The ancient Colossus of Rhodes, the hugely popular Statue of Liberty, or the Polish Christ the King statue that’s 3 meters taller than Christ the Redeemer in Rio de Janeiro – what could they possibly have in common, other than scale? Well, it’s also about they way they change the area where they are erected. We invite you to a quick overview of city sculptures and statues, which not only drive tourist traffic but also have a significant impact on the overall looks of the surrounding urban fabric.
Anish Kapoor Cloud Gate, Millennium Park, Chicago, USA
The perfectly smooth, mirrory surface makes this work look more like an unidentified flying object from outer space than the work of human hands. As it turns out, the artist was simply inspired by mercury (the element). Something so ordinary has been transformed into one of the world’s most famous works of modern art! What is remarkable about this sculpture is that it reflects the changing times of the day and year, which is why it never looks exactly the same.
Louise Bourgeois Maman, National Gallery, Ottawa, Canada
This sculpture is certainly not an easy watch for those suffering from arachnophobia. It’s an 9-meter high sculpture of a spider with giant legs, with marble eggs hanging loose from its fishnet belly. The first sculpture was commissioned by London’s Tate Modern. In the following years, the artist created a whole series of huge spiders that can be found in museums around the world. Although the sculpture can easily give the shivers, the artist claims the spider is a symbol of a mother who takes care of the home and creates family bonds.
Igor Mitoraj Icarus, Valley of the Temples, Agrigento, Italy
This Polish artist is known for his large-scale sculptures referencing ancient culture. His portrayals of Icarus, Eros, Centaur and Mars catch the eye not only because of their classic beauty but also because of the way they blend with space. An excellent example is Icarus located in the Valley of the Temples in Agrigento. The statue lies there as if it fell from the sky just now – with its limbs broken off and its wing broken.

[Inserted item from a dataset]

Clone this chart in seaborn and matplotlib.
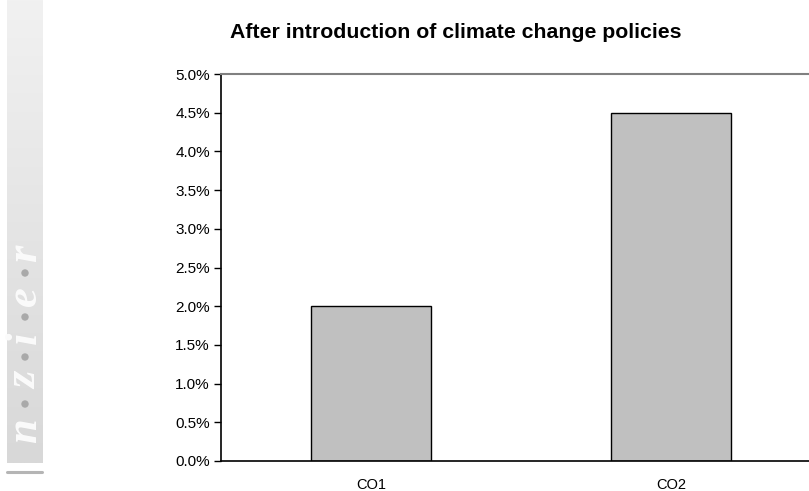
import numpy as np
import matplotlib
matplotlib.use("Agg")
import matplotlib.pyplot as plt
import matplotlib.ticker as mticker
import seaborn as sns
import pandas as pd

categories = ["CO1", "CO2"]
values = [0.020, 0.045]
title = "After introduction of climate change policies"
brand_letters = ["n", "z", "i", "e", "r"]

sns.set_theme(style="white")
plt.rcParams["font.family"] = ["Liberation Sans", "DejaVu Sans"]

W, H = 809, 491
fig = plt.figure(figsize=(W / 100, H / 100), dpi=100)

# side brand strip
strip = fig.add_axes([7 / W, 1 - 463 / H, 35 / W, 463 / H])
grad = np.linspace(0, 1, 256).reshape(-1, 1)
strip.imshow(grad, aspect="auto", cmap=matplotlib.colors.LinearSegmentedColormap.from_list(
    "g", ["#f1f1f1", "#d8d8d8"]), extent=[0, 1, 0, 1], origin="upper")
strip.set_axis_off()
fig.add_artist(plt.Line2D([7 / W, 42 / W], [1 - 472 / H, 1 - 472 / H],
                          color="#b5b5b5", lw=2.2, transform=fig.transFigure))
letter_y = [431, 380, 338, 296, 253]
dot_y = [404, 357, 317, 273]
for ch, yy in zip(brand_letters, letter_y):
    fig.text(25 / W, 1 - yy / H, ch, rotation=90, ha="center", va="center",
             family="Liberation Serif", style="italic", weight="bold",
             fontsize=32, color="#fbfbfb")
for yy in dot_y:
    fig.add_artist(matplotlib.patches.Ellipse((25 / W, 1 - yy / H), 6 / W, 6 / H,
                                              color="#a9a9a9", transform=fig.transFigure))

# main chart
ax = fig.add_axes([221 / W, 1 - 461 / H, 600 / W, 387 / H])
df = pd.DataFrame({"cat": categories, "val": values})
sns.barplot(data=df, x="cat", y="val", ax=ax, color="#c0c0c0", saturation=1,
            edgecolor="black", linewidth=1.0, width=0.4)
ax.set_xlim(-0.5, 1.5)
ax.set_ylim(0, 0.05)
ax.set_yticks(np.arange(0, 0.0501, 0.005))
ax.yaxis.set_major_formatter(mticker.PercentFormatter(xmax=1, decimals=1))
ax.set_xlabel("")
ax.set_ylabel("")
ax.set_xticks([-0.5, 0.5, 1.5], minor=True)
ax.tick_params(axis="x", which="major", length=0, pad=12, labelsize=10.5, colors="black")
ax.tick_params(axis="x", which="minor", length=5, width=1, color="black", direction="out")
ax.tick_params(axis="y", which="major", length=5, width=1, color="black",
               direction="out", left=True, labelsize=11, pad=3, labelcolor="black")
for s in ["left", "bottom"]:
    ax.spines[s].set_color("black")
    ax.spines[s].set_linewidth(1.2)
ax.spines["top"].set_color("#808080")
ax.spines["top"].set_linewidth(1.5)
ax.spines["right"].set_color("#808080")
ax.grid(False)

fig.text(456 / W, 1 - 32 / H, title, ha="center", va="center",
         fontsize=15.3, weight="bold", color="black")

fig.savefig("out.png", dpi=100)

Damien Hirst, Verity, Ilfracombe, United Kingdom
As is usual for this artist, his statue measuring over 20 meters has been generating lot of controversy. Looking at it from one side, we see a naked pregnant woman holding a sword and a pair of scales – universal symbols of justice and truth. But looking at it from the other side, we see that the woman has her muscles and internal organs exposed, as if it were an anatomical model, with a fetus developing inside of her. Interestingly, both the face and stance of the woman bear strong resemblance to Edgar Degas’s little dancer sculpture.
Tadeusz Kantor, Chair, Wroclaw, Poland
The chair, like the umbrella, was a handy resource for the artist. Being an object of everyday use, it is devoid of any value and that’s what made it so interesting for Kantor. A huge chair, abandoned somewhere out there, was supposed to surprise the viewers with its absurdity – its ‘being out of place’ – while at the same time add an artistic touch to the surrounding area. The Wrocław chair is not the only such project. Another one is located next to Kantor’s private house in Hucisko, near Krakow.
Alexander Calders The Flamingo, Federal Plaza, Chicago, USA
Large red metal sculptures are this artist’s hallmark. Against the background of gray streets and glazed skyscrapers, structures like this cannot but attract attention – in terms of both color and abstract form, which are hard to walk by indifferently. They are an excellent example of how contemporary art can adorn urban space, giving it a unique character. Calders’ sculptures can be found, among other places, in Portugal, Germany, United States, Canada, and France.